Não quero fazer graça! Só parabenizar dona Elza – 3 filhos, 4 netos, 3 bisnetos -, que plantou muita castanheira no chão de Portugal, pisou muito cacho de uva para fazer vinho, jogou muita lenha no lume e sofreu todas as dores que um corpo pode sentir, antes e depois da invenção do corticoide e da penicilina.

Para satisfação e gosto meu, minha filha, a mais nova das bisnetas, faz aniversário muito perto, embora a gente saiba que nunca é a mesma ariana que se banha no mesmo rio. Não teria como! Afinal, a superfície dos fatos muda constantemente – e, nela, submerge uma trilha sonora diferente a cada geração.

Quanto a mim, me sinto no meio do caminho. De certa forma, estacionei nos anos 80, numa equidistância prudencial entre os 15 anos da minha avó e os 15 da minha filha…

Daquela época, ainda lembro das minhas idas à Praça da Bandeira para assistir a uma banda de heavy metal que tocava também numa garagem obscura de Botafogo. Era um tempo em que os guitarristas ameaçavam morder o pescoço de morcegos, o que hoje suscitaria a ira das sociedades protetoras dos morcegos.
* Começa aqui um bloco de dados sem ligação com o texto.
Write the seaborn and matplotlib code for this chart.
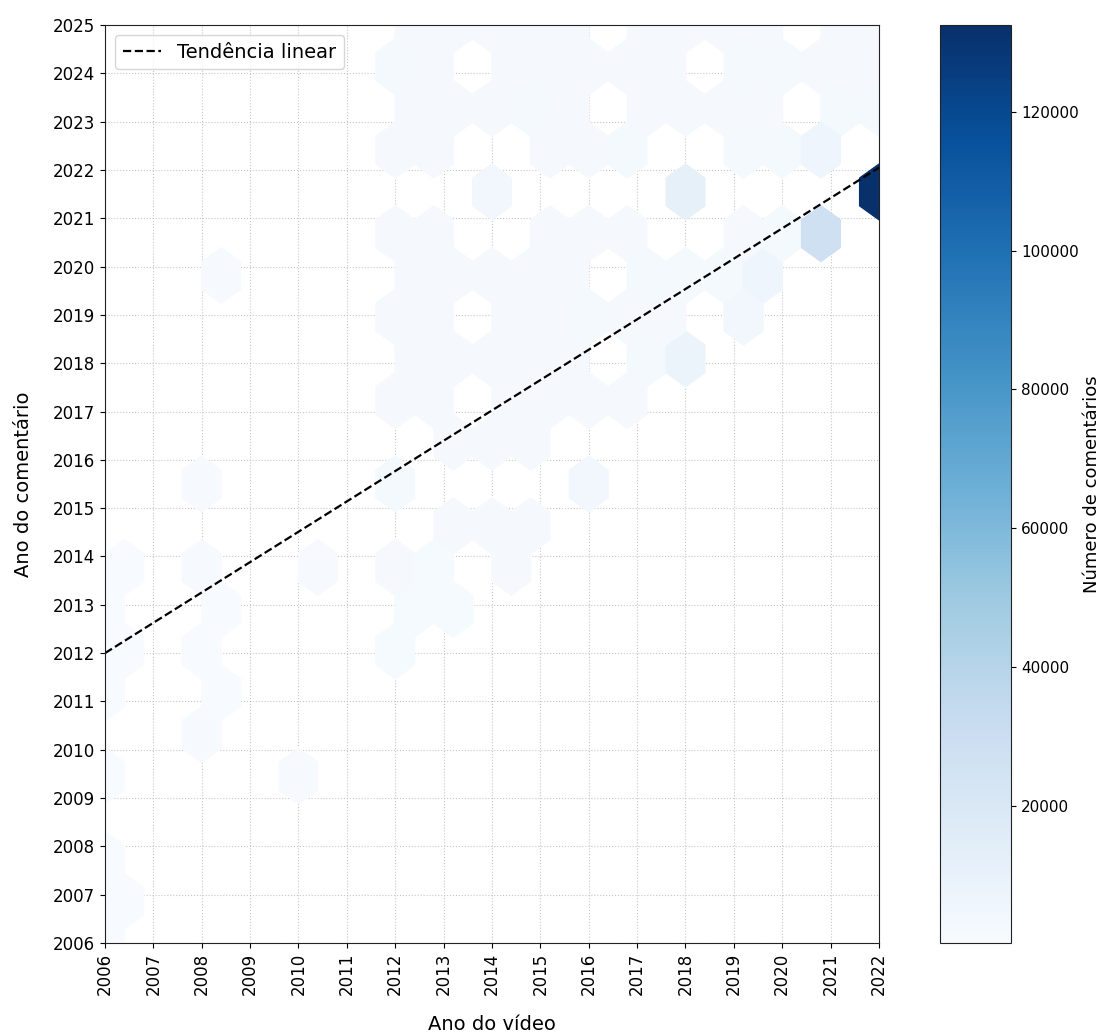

Existe aí um saudosismo um tanto envergonhado, mas é preciso considerar que, em 1985, após os anos de chumbo e suas reticências, era isso que tínhamos para oferecer a um custo baixo: coturnos e tachas! Sei que, tanto para minha avó de cem anos quanto para minha filha adolescente, é difícil entender meu gosto por aquele tipo de vida (e de música), mas, em minha defesa, posso dizer que também é difícil me encaixar nas expectativas das duas.

Afinal se, para a minha geração, já passou, faz muitas décadas, o tempo de cantar o ingênuo “chuá, chuá, chuê, chuê” da dona Elza aniversariante, definitivamente ainda não está na hora de se unir a essa galera nova do Tik Tok e cantarolar, a plenos pulmões, “senta, senta, senta, senta,” – e, CLARO, “dá uma mamadinha”!